*Required work*:
Write the lines out again, from the top of the material to the line containing "530, 490, 440, 390, 340, 150]", pictures excluded.
━━━━
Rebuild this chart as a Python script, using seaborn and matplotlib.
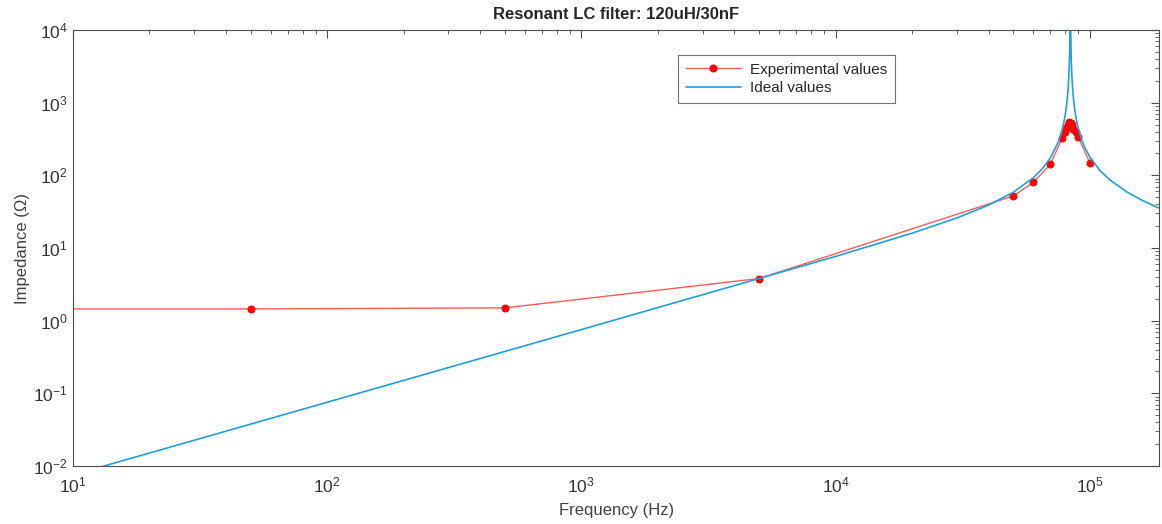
import numpy as np
import pandas as pd
import seaborn as sns
import matplotlib.pyplot as plt

# measured points (Hz, ohm)
exp_freq = [1, 50, 500, 5000, 50000, 60000, 70000, 78000, 80000, 81000, 82000, 83000,
            84000, 85000, 86000, 88000, 90000, 100000]
exp_z = [1.45, 1.45, 1.5, 3.8, 52, 80, 142, 330, 400, 450, 500, 540,
         530, 490, 440, 390, 340, 150]

# ideal curve
ideal_freq = [10, 100, 1000, 10000, 20000, 30000, 40000, 50000, 60000, 65000, 70000,
              75000, 76000, 78000, 79000, 80000, 81000, 82000, 82500, 83000, 83200,
              83400, 83700, 84100, 84500, 85000, 86000, 87500, 88500, 90000, 92500,
              95000, 100000, 110000, 120000, 140000, 160000, 180000, 200000]
ideal_z = [0.00754, 0.0754, 0.754, 7.65, 16.0, 25.9, 39.0, 58.5, 92.7, 122.7, 173.8,
           282.1, 320.0, 434.7, 527.3, 667.3, 904.7, 1395, 1908, 2994, 3885,
           5501, 14710, 12071, 4294, 2384, 1267, 748, 589.5, 448.7, 322.7,
           253.4, 179.0, 115.2, 86.45, 59.11, 45.72, 37.65, 32.19]

exp = pd.DataFrame({"f": exp_freq, "z": exp_z})
ideal = pd.DataFrame({"f": ideal_freq, "z": ideal_z})

sns.set_style("white")
plt.rcParams['font.family'] = ['Liberation Sans', 'DejaVu Sans']
plt.rcParams['axes.unicode_minus'] = False

fig = plt.figure(figsize=(11.62, 5.24), dpi=100)
ax = fig.add_axes([0.0628, 0.1107, 0.935, 0.832])

sns.lineplot(data=exp, x="f", y="z", ax=ax, color="#ff5a5a", linewidth=1.0,
             marker="o", markersize=5, markerfacecolor="red", markeredgecolor="red",
             label="Experimental values")
sns.lineplot(data=ideal, x="f", y="z", ax=ax, color="#1fa0dc", linewidth=1.2,
             label="Ideal values")

ax.set(xscale="log", yscale="log")
ax.set_xlim(10, 1.88e5)
ax.set_ylim(1e-2, 1e4)
ax.set_title("Resonant LC filter: 120uH/30nF", fontsize=12, fontweight="bold", pad=8)
ax.set_xlabel("Frequency (Hz)", fontsize=12, color="0.25", labelpad=5)
ax.set_ylabel("Impedance (\u03a9)", fontsize=12, color="0.25", labelpad=2)

for s in ax.spines.values():
    s.set_color("0.3")
    s.set_linewidth(0.8)
ax.tick_params(which="both", direction="in", top=True, right=True, colors="0.3",
               labelcolor="0.2", labelsize=12.5)
ax.tick_params(which="major", length=6)
ax.tick_params(which="minor", length=3)
ax.tick_params(axis="x", which="major", pad=7)
ax.tick_params(axis="y", which="major", pad=4)

leg = ax.legend(loc="upper left", bbox_to_anchor=(0.55, 0.96), fontsize=11,
                frameon=True, fancybox=False, handlelength=3.6, borderpad=0.5,
                labelspacing=0.3, handletextpad=0.6)
leg.get_frame().set_edgecolor("0.3")
leg.get_frame().set_linewidth(0.8)

fig.savefig("out.png", dpi=100)
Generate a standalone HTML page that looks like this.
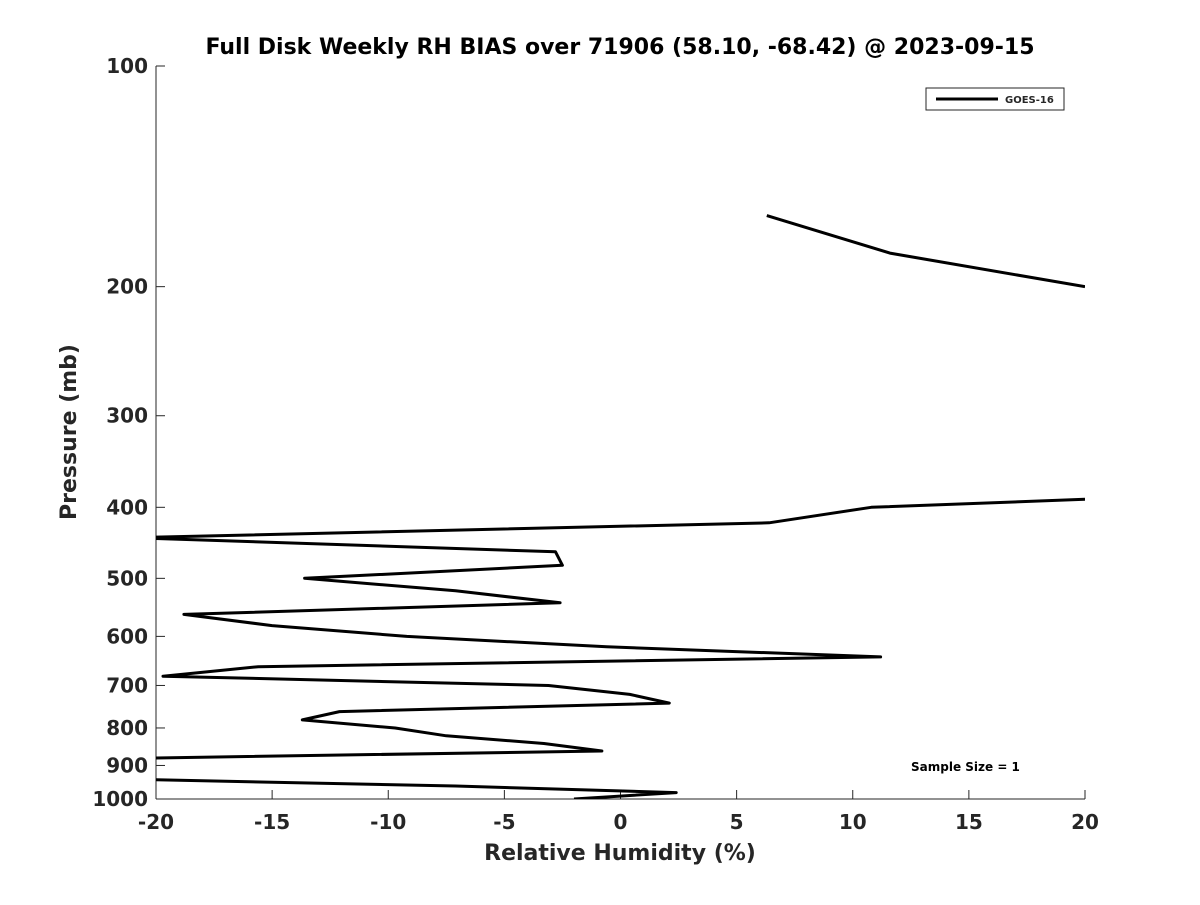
<!DOCTYPE html>
<html><head><meta charset="utf-8"><style>
body{margin:0;background:#fff;}
svg text{font-family:"DejaVu Sans","Liberation Sans",sans-serif;font-weight:bold;fill:#262626;}
</style></head><body>
<svg id="chart" width="1200" height="900" viewBox="0 0 1200 900" xmlns="http://www.w3.org/2000/svg">
<defs><clipPath id="plotclip"><rect x="156" y="66" width="929" height="733"/></clipPath></defs>
<text x="620" y="54" text-anchor="middle" font-size="22" style="fill:#000">Full Disk Weekly RH BIAS over 71906 (58.10, -68.42) @ 2023-09-15</text>
<g id="axes"></g>
<path id="line" fill="none" stroke="#000" stroke-width="3" stroke-linejoin="round" clip-path="url(#plotclip)"/>
<g>
<rect x="926" y="88" width="138" height="22" fill="#fff" stroke="#262626" stroke-width="1"/>
<line x1="936" y1="99" x2="998" y2="99" stroke="#000" stroke-width="3"/>
<text x="1005" y="103" font-size="10">GOES-16</text>
</g>
<text x="911" y="771" font-size="12" style="fill:#000">Sample Size = 1</text>
<text x="620" y="860" text-anchor="middle" font-size="22">Relative Humidity (%)</text>
<text transform="translate(76,432) rotate(-90)" text-anchor="middle" font-size="22">Pressure (mb)</text>
</svg>
<script>
const pressures=[160,180,200,null,390,400,420,440,460,480,500,520,540,560,580,600,620,640,660,680,700,720,740,760,780,800,820,840,860,880,900,920,940,960,980,1000];
const rhBias=[6.3,11.6,20,null,20,10.8,6.4,-21,-2.8,-2.5,-13.6,-7.1,-2.6,-18.8,-15,-9.2,-0.6,11.2,-15.6,-19.7,-3.1,0.4,2.1,-12.1,-13.7,-9.7,-7.5,-3.3,-0.8,-21,-30,-30,-21,-7.1,2.4,-2.0];
const xTicks=[-20,-15,-10,-5,0,5,10,15,20];
const yTicks=[100,200,300,400,500,600,700,800,900,1000];
const X0=156,X1=1085,Y0=66,Y1=799;
const xs=v=>X0+(v+20)/40*(X1-X0);
const ys=p=>Y0+(Math.log10(p)-2)*(Y1-Y0);
const NS="http://www.w3.org/2000/svg";
const ax=document.getElementById('axes');
function mk(t,a){const e=document.createElementNS(NS,t);for(const k in a)e.setAttribute(k,a[k]);return e;}
const xl=mk('line',{x1:X0,y1:Y1,x2:X1,y2:Y1,stroke:'#262626','stroke-width':1});


ax.appendChild(xl);
const yl=mk('line',{x1:X0,y1:Y0,x2:X0,y2:Y1,stroke:'#262626','stroke-width':1});


ax.appendChild(yl);
xTicks.forEach(v=>{
 const x=xs(v);
 ax.appendChild(mk('line',{x1:x,y1:Y1,x2:x,y2:Y1-9,stroke:'#262626'}));
 const t=mk('text',{x:x,y:Y1+30,'text-anchor':'middle','font-size':20});
 
 
 t.textContent=v;ax.appendChild(t);
});
yTicks.forEach(p=>{
 const y=ys(p);
 ax.appendChild(mk('line',{x1:X0,y1:y,x2:X0+9,y2:y,stroke:'#262626'}));
 const t=mk('text',{x:X0-8,y:y+7,'text-anchor':'end','font-size':20});
 
 
 t.textContent=p;ax.appendChild(t);
});
let d='',pen=false;
for(let i=0;i<pressures.length;i++){
 if(pressures[i]===null||rhBias[i]===null){pen=false;continue;}
 d+=(pen?'L':'M')+xs(rhBias[i]).toFixed(1)+','+ys(pressures[i]).toFixed(1);pen=true;
}
document.getElementById('line').setAttribute('d',d);
</script>
</body></html>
━━━━
*Answer to this task*:
Rebuild this chart as a Python script, using seaborn and matplotlib.
import numpy as np
import pandas as pd
import seaborn as sns
import matplotlib.pyplot as plt

# measured points (Hz, ohm)
exp_freq = [1, 50, 500, 5000, 50000, 60000, 70000, 78000, 80000, 81000, 82000, 83000,
            84000, 85000, 86000, 88000, 90000, 100000]
exp_z = [1.45, 1.45, 1.5, 3.8, 52, 80, 142, 330, 400, 450, 500, 540,
         530, 490, 440, 390, 340, 150]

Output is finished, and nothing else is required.